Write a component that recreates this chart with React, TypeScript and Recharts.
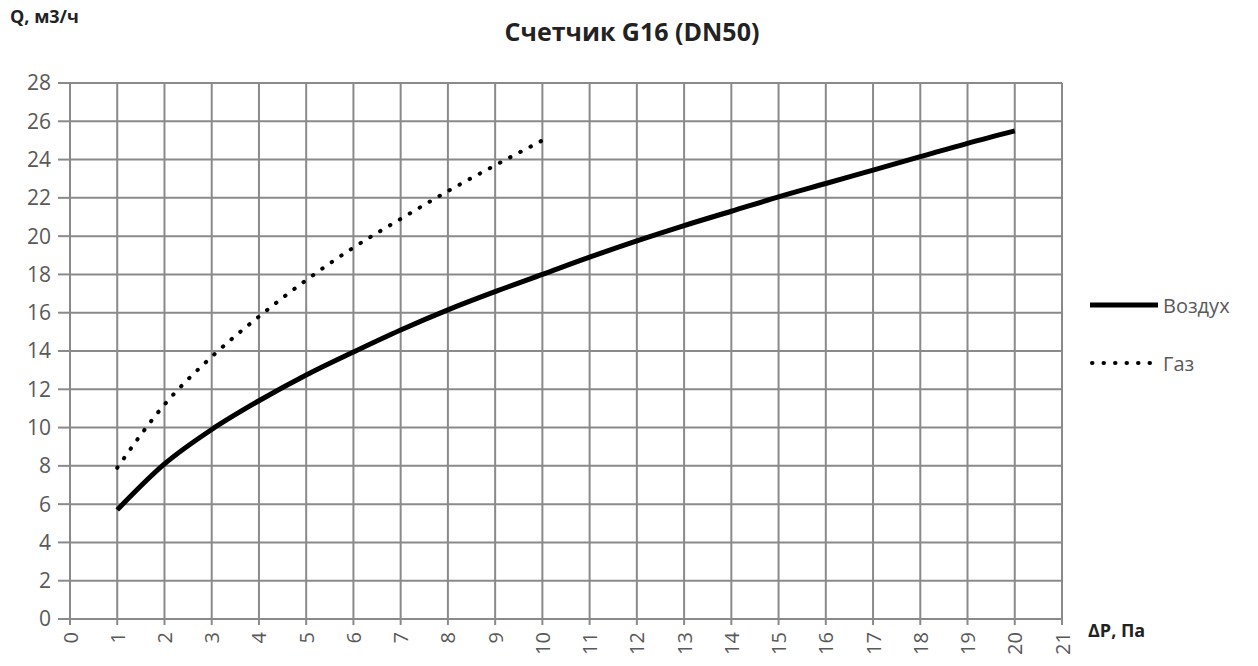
import { LineChart, Line, XAxis, YAxis, CartesianGrid } from "recharts";

const pressure = [1, 2, 3, 4, 5, 6, 7, 8, 9, 10, 11, 12, 13, 14, 15, 16, 17, 18, 19, 20];
const airFlow = [5.7, 8.1, 9.9, 11.4, 12.75, 13.95, 15.1, 16.15, 17.1, 18.0, 18.9, 19.75, 20.55, 21.3, 22.05, 22.75, 23.45, 24.15, 24.85, 25.5];
const gasFlow = [7.9, 11.2, 13.7, 15.8, 17.7, 19.4, 20.9, 22.35, 23.7, 25.0];
const xTicks = [0, 1, 2, 3, 4, 5, 6, 7, 8, 9, 10, 11, 12, 13, 14, 15, 16, 17, 18, 19, 20, 21];
const yTicks = [0, 2, 4, 6, 8, 10, 12, 14, 16, 18, 20, 22, 24, 26, 28];

const data = pressure.map((p, i) => ({ p, air: airFlow[i], gas: gasFlow[i] }));

const font = "'Open Sans', sans-serif";
const grey = "#595959";
const gridColor = "#8a8a8a";

function XTick(props: any) {
  const { x, y, payload } = props;
  return (
    <text x={x} y={y + 5} transform={`rotate(-90 ${x} ${y + 5})`} textAnchor="end" dominantBaseline="central"
      fontSize={20} fill={grey} fontFamily={font}>
      {payload.value}
    </text>
  );
}

export default function App() {
  return (
    <div style={{ position: "absolute", left: 0, top: 0, width: 1258, height: 666, background: "#fff" }}>
      <div style={{ position: "absolute", left: 10, top: 4, fontFamily: font, fontWeight: 700, fontSize: 18, color: "#222" }}>
        Q, м3/ч
      </div>
      <div style={{ position: "absolute", left: 0, width: 1264, top: 14, textAlign: "center", fontFamily: font, fontWeight: 700, fontSize: 25, color: "#222" }}>
        Счетчик G16 (DN50)
      </div>
      <div style={{ position: "absolute", left: 1088, top: 618, fontFamily: font, fontWeight: 700, fontSize: 18, color: "#222" }}>
        ΔP, Па
      </div>

      {/* legend */}
      <div style={{ position: "absolute", left: 1088, top: 292, fontFamily: font, fontSize: 20, color: grey }}>
        <div style={{ display: "flex", alignItems: "center", height: 26, marginBottom: 32 }}>
          <svg width={72} height={10}><line x1={2} y1={5} x2={70} y2={5} stroke="#000" strokeWidth={5} /></svg>
          <span style={{ marginLeft: 3 }}>Воздух</span>
        </div>
        <div style={{ display: "flex", alignItems: "center", height: 26 }}>
          <svg width={72} height={10}>
            <line x1={4} y1={5} x2={70} y2={5} stroke="#000" strokeWidth={4} strokeDasharray="0.5 11" strokeLinecap="round" />
          </svg>
          <span style={{ marginLeft: 3 }}>Газ</span>
        </div>
      </div>

      <LineChart width={1258} height={666} data={data} margin={{ top: 83, right: 196, bottom: 0, left: 0 }}>
        <CartesianGrid stroke={gridColor} strokeWidth={2} horizontalValues={yTicks} verticalValues={xTicks} />
        <XAxis dataKey="p" type="number" domain={[0, 21]} ticks={xTicks} interval={0} height={47}
          axisLine={{ stroke: gridColor, strokeWidth: 2 }} tickLine={{ stroke: gridColor, strokeWidth: 2 }} tickSize={6}
          tick={<XTick />} />
        <YAxis type="number" domain={[0, 28]} ticks={yTicks} interval={0} width={70}
          axisLine={{ stroke: gridColor, strokeWidth: 2 }} tickLine={{ stroke: gridColor, strokeWidth: 2 }} tickSize={12}
          tickMargin={7} tick={{ fontSize: 21, fill: grey, fontFamily: font }} />
        <Line type="monotone" dataKey="air" stroke="#000" strokeWidth={5} dot={false} isAnimationActive={false} />
        <Line type="monotone" dataKey="gas" stroke="#000" strokeWidth={4} strokeDasharray="0.5 11" strokeLinecap="round"
          dot={false} isAnimationActive={false} connectNulls={false} />
      </LineChart>
    </div>
  );
}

═══

- _TASK STATEMENT_
Reproduce exactly the run of lines that opens the listing and closes with the line holding "XAxis, YAxis, CartesianGrid". Pictures are excluded.

- _FULL ANSWER_
Write a component that recreates this chart with React, TypeScript and Recharts.
import { LineChart, Line, XAxis, YAxis, CartesianGrid } from "recharts";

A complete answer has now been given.